IAMWAVES is the type to go with the flow. He spoke to Helen Herimbi about his new music and being deep.
“I really wish I had a better story about how I got into making music,” he confesses, “you know, like that I landed here because I killed someone or…” – like 50 Cent – “got shot nine times.” He laughs.
Yannick Ilunga, who is known to his fans as IAMWAVES (pronounced I Am Waves), is one half of electro-pop group Popskarr. He has just released his own EP, Petite Noir, and is most amused by the fact that he doesn’t have a dramatic foray into music.
He apologises for this profusely.
But one thing he isn’t sorry for is recording his booming baritone and making an eclectic mix of beats. He says: “I know someone in the spiritual realm must be looking out for me because my parents are academics.”
Born in Belgium but raised in South Africa by his Angolan mother and Congolese father, IAMWAVES is the youngest of five children.
As expected, there is a unique mixture of languages floating in the 20-year-old’s household. One of those is French. Petite Noir is a nod to this part of his life. He explains, “I speak French and Petite Noir means ‘Little Black’. I am black, but I am not little. Still, naming it ‘Big Black’ would have been too obvious.”
He tortures the lemon at the bottom of his glass with his straw for a moment and his eyes start dancing. “But!” he exclaims, “Noir is in the female tense – because you know French words have male and female tenses – but I wasn’t going to call myself the male version.”
By this time I’m confused. Sure, calling the EP Grand Noir wouldn’t be the most innovative thing but the irony in the Petite Noir title would be lost on most people, wouldn’t it? He chuckles for a moment then shrugs. “It’s really not as deep as people think but I wish it was.” Furthermore, “I chose petite because the music is in a minimal vein.”

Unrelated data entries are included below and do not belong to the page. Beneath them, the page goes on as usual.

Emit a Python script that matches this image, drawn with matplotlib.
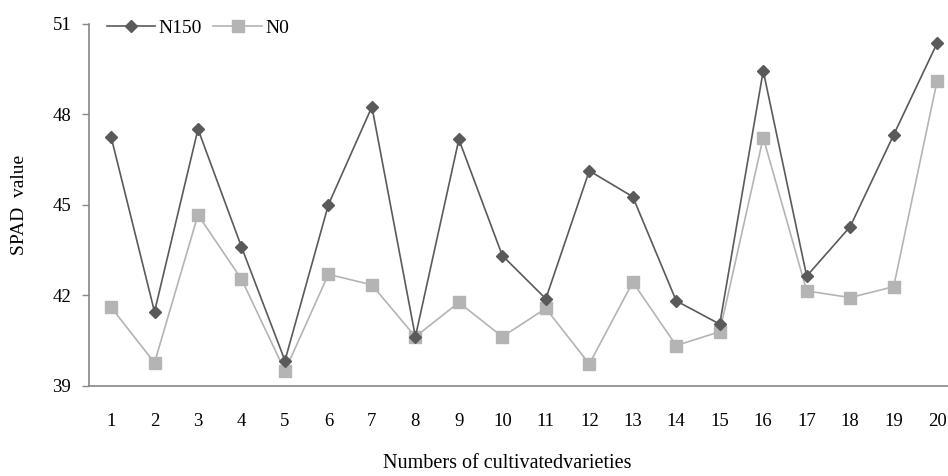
import matplotlib
matplotlib.use("Agg")
import matplotlib.pyplot as plt

varieties = list(range(1, 21))
n150 = [47.25, 41.45, 47.5, 43.6, 39.83, 45.0, 48.24, 40.62, 47.16, 43.31,
        41.88, 46.12, 45.26, 41.81, 41.04, 49.43, 42.63, 44.27, 47.31, 50.35]
n0 = [41.6, 39.76, 44.66, 42.53, 39.49, 42.69, 42.34, 40.62, 41.76, 40.62,
      41.56, 39.72, 42.43, 40.33, 40.79, 47.22, 42.14, 41.92, 42.28, 49.1]
yticks = [39, 42, 45, 48, 51]

serif = "Liberation Serif"

fig = plt.figure(figsize=(9.48, 4.76), dpi=100)
ax = fig.add_axes([89.3 / 948, 1 - 385.7 / 476, (948 - 89.3) / 948, (385.7 - 23.5) / 476])

c150 = "#5a5a5a"
c0 = "#b4b4b4"
ax.plot(varieties, n0, color=c0, lw=1.2, marker="s", ms=8.5, mec=c0, mfc=c0, label="N0", zorder=2)
ax.plot(varieties, n150, color=c150, lw=1.2, marker="D", ms=6.5, mec=c150, mfc=c150, label="N150", zorder=3)

ax.set_xlim(0.5, 20.25)
ax.set_ylim(39, 51)
ax.set_yticks(yticks)
ax.set_yticklabels([str(t) for t in yticks], fontfamily=serif, fontsize=13.5)
ax.set_xticks(varieties)
ax.set_xticklabels([str(v) for v in varieties], fontfamily=serif, fontsize=13.5)
ax.tick_params(axis="x", length=0, pad=20)
ax.tick_params(axis="y", length=5, width=1, color="#888888", direction="out", pad=8)

for s in ["top", "right"]:
    ax.spines[s].set_visible(False)
for s in ["left", "bottom"]:
    ax.spines[s].set_color("#888888")
    ax.spines[s].set_linewidth(1.2)

fig.text(20 / 948, 1 - 205 / 476, "SPAD  value", fontfamily=serif, fontsize=14,
         rotation=90, ha="center", va="center")
fig.text(507 / 948, 1 - 463 / 476, "Numbers of cultivatedvarieties", fontfamily=serif,
         fontsize=14.5, ha="center", va="center")

h, l = ax.get_legend_handles_labels()
leg = ax.legend(h[::-1], l[::-1], loc="upper left", bbox_to_anchor=(0.0, 1.06), ncol=2, frameon=False,
                prop={"family": serif, "size": 14}, handlelength=2.5, handletextpad=0.15,
                columnspacing=0.6)

fig.savefig("out.png", dpi=100)
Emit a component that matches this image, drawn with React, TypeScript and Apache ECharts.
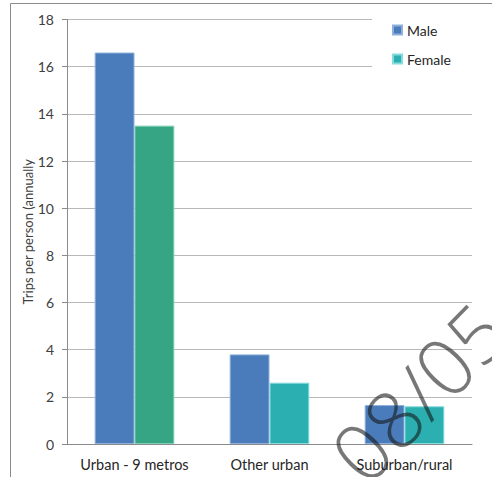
import React, { useEffect, useRef } from "react";
import * as echarts from "echarts";

const categories = ["Urban - 9 metros", "Other urban", "Suburban/rural"];
const maleValues = [16.6, 3.8, 1.65];
const femaleValues = [13.5, 2.6, 1.6];
const yTicks = { min: 0, max: 18, interval: 2 };
const yName = "Trips per person (annually";
const watermark = "08/05";

const MALE = "#4A7CBB";
const TEAL = "#2BAFB0";
const GREEN = "#35A584";
const FONT = "Lato, 'Open Sans', sans-serif";

export default function App() {
  const ref = useRef<HTMLDivElement>(null);
  useEffect(() => {
    document.body.style.margin = "0";
    const chart = echarts.init(ref.current!, null, { renderer: "svg" });
    chart.setOption({
      animation: false,
      backgroundColor: "#ffffff",
      textStyle: { fontFamily: FONT },
      grid: { left: 67, right: 20, top: 19.5, bottom: 33, containLabel: false },
      legend: {
        orient: "vertical",
        left: 372,
        top: 12,
        width: 103,
        backgroundColor: "#ffffff",
        padding: [11, 36, 8, 20],
        itemWidth: 9,
        itemHeight: 9,
        itemGap: 15,
        icon: "rect",
        textStyle: { fontSize: 14, color: "#262626", fontFamily: FONT },
        data: ["Male", "Female"],
      },
      xAxis: {
        type: "category",
        data: categories,
        axisLine: { lineStyle: { color: "#8a8a8a", width: 1 } },
        axisTick: { show: false },
        axisLabel: { interval: 0, fontSize: 14.5, color: "#262626", margin: 13, fontFamily: FONT },
      },
      yAxis: {
        type: "value",
        min: yTicks.min,
        max: yTicks.max,
        interval: yTicks.interval,
        name: yName,
        nameLocation: "middle",
        nameGap: 33,
        nameMoveOverlap: false,
        nameTextStyle: { fontSize: 13, color: "#404040", fontFamily: FONT },
        axisLine: { show: true, lineStyle: { color: "#8a8a8a", width: 1 } },
        axisTick: { show: true, length: 5, lineStyle: { color: "#8a8a8a" } },
        axisLabel: { fontSize: 14, color: "#404040", margin: 13, fontFamily: FONT },
        splitLine: { show: true, lineStyle: { color: "#b8b8b8", width: 1 } },
      },
      series: [
        {
          name: "Male",
          type: "bar",
          data: maleValues,
          barGap: "0%",
          barCategoryGap: "41%",
          itemStyle: { color: MALE, borderColor: "#8fb0dc", borderWidth: 1 },
        },
        {
          name: "Female",
          type: "bar",
          data: femaleValues.map((v, i) =>
            i === 0
              ? { value: v, itemStyle: { color: GREEN, borderColor: "#7fcfb5" } }
              : v
          ),
          itemStyle: { color: TEAL, borderColor: "#86dcdc", borderWidth: 1 },
        },
      ],
      graphic: [
        {
          type: "rect",
          z: 100,
          shape: { x: 10.5, y: 3.5, width: 700, height: 700 },
          style: { fill: "none", stroke: "#8c8c8c", lineWidth: 1 },
          silent: true,
        },
        {
          type: "text",
          z: 100,
          x: 418,
          y: 392,
          rotation: 0.8,
          silent: true,
          style: {
            text: watermark,
            fontSize: 80,
            fontFamily: "'Open Sans', sans-serif",
            fontWeight: 300,
            fill: "rgba(20,20,20,0.58)",
            align: "center",
            verticalAlign: "middle",
          },
        },
      ],
    });
    return () => chart.dispose();
  }, []);
  return <div ref={ref} style={{ width: 492, height: 477 }} />;
}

The six-track EP includes songs that sound like they were conceived in an astral dimension where the sparse lyrics are in freefall almost to the point of inaudibility and the instrumentals are spacey yet layered.
“I like to blend my vocals into the actual synths so that they start to sound like they are actual instruments,” he says.
A stand-out track is Maison Noir, “which stems from my Christian background”. The title means the Black House and, IAMWAVES says: “You know how in the Bible the snake came to tempt Jesus in the desert? Well, this song is about falling into temptation and I liked it because it sounded dark and stuff.” It was also inspired by “the fact that I’ve changed from how I used to be, always hanging with friends and getting high. That stuff isn’t me anymore.”
And how about LLAF EDICIUS?
IAMWAVES is most proud of this particular ditty because “the title is backwards, it actually is Suicide Fall and it’s just synths. When I visualised it, it was as though I was falling down backwards. From a waterfall. Or something very high.”
That would make for an insane video. Slightly less crazy is the video to what seems to be Petite Noir’s single, I Don’t Need Your Money, Believe Me (Girl).
Featuring the Capital Of Cool collective (a four-person creative society which includes IAMWAVES), the video has images of prisoners of war, choppers and lengthy kissing scenes. But will we ever see it on SABC1’s Live? He purses his lips and shrugs, “I’m trying to create a cult following so I don’t want mainstream success, even though I kind of do want it.”